A less emotional example of this is the market for concert tickets. It used to be that states protected the primary market by suppressing the secondary market. The internet and the unwillingness of the people in charge to enforce the laws has changed that. The primary market has now been captured by the secondary market. The bulk purchase of tickets by brokers now makes them the primary player in the market. In fact, they can control the market, by manipulating availability. That’s what’s happening with concert tickets.
With the curtain rising on her “Reputation” tour, Taylor Swift blinked.
She buckled by having Ticketmaster turn off resale ticket listings on its interactive venue charts for the first leg of her North American tour, according to music-industry veterans.
The tour, which begins on Tuesday in Glendale, Ariz., shows plenty of primary tickets still available for the first nine shows.
But the delisting of secondary, or resale, tickets — a move experts called unusual if not unprecedented — makes the inventory of available seats seem much smaller.
On July 20, for example, Swift is scheduled to appear at MetLife Stadium as part of her tour’s third leg.
About half the seats still available for that show are represented by red dots on Ticketmaster’s venue chart, meaning they are up for resale.
The other half, represented by blue dots, signify primary sales. Those are the only dots currently visible to visitors trying to score tickets for a show on the first leg of “Reputation.”
Ticketmaster’s shutting down ticket resales for Swift’s early shows perplexed many in the industry because it handed secondary sales to competing resellers like StubHub.
On blockbuster tours, Ticketmaster admittedly makes more revenue on ticket resales than primary sales.
It also left some wondering if Ticketmaster was taking orders from its parent company, Live Nation, which as the tour’s overseas promoter, has much riding on “Reputation” being perceived as a success.
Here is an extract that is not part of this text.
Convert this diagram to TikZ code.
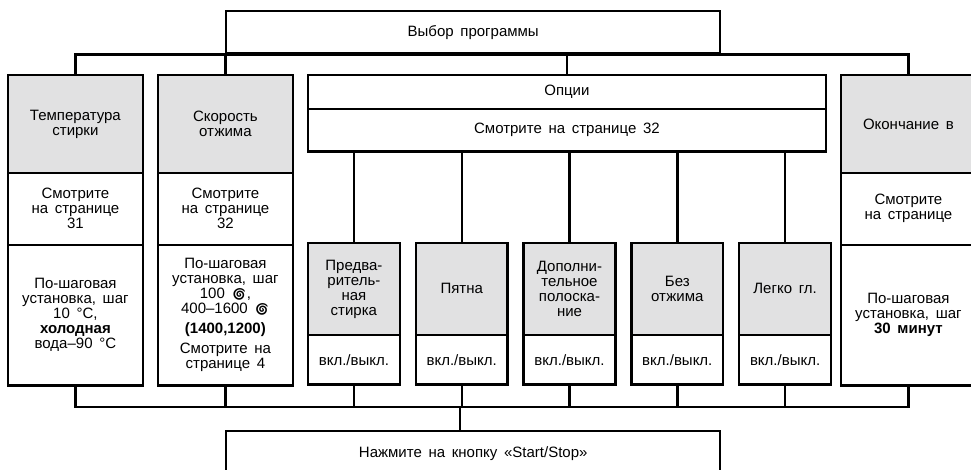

Now, the libertarian argument is that the venue should simply auction off the tickets for their show and not worry about the secondary market, because the bidding process would no doubt undermine the secondary market. The trouble is, there are no pure markets, so the sophisticated players in the market, would game the auction just as they game the direct sales market now. In other words, there can never be a free market, as long as there informational asymmetry and there is always a player with an information advantage.
If we stop pretending that a free market is an end in itself, we can think about the desirable ends would like to see in something like the concert business. Obviously, one end is for the performer and the venue owner to make a profit. Without them, there is no market for concert tickets. Secondarily, you want the fans to have access to tickets at a price that they see as reasonable. The libertarian idea of an initial auction solves one problem, but the other problems require shutting down the secondary market, like we used to do.
This is a trivial issue, as the world is not going to stop spinning if Taylor Swift can no longer make a living doing concerts. In fact, if all of our mass market entertainments dried up tomorrow, people would find new ways to entertain themselves. The point I’m trying to make is economics, particularly the market place, is always an means to an end. When thinking about what’s happening to us, the question is not how best to get people cheap stuff. It is about the kind of society we want the type of people we want in it.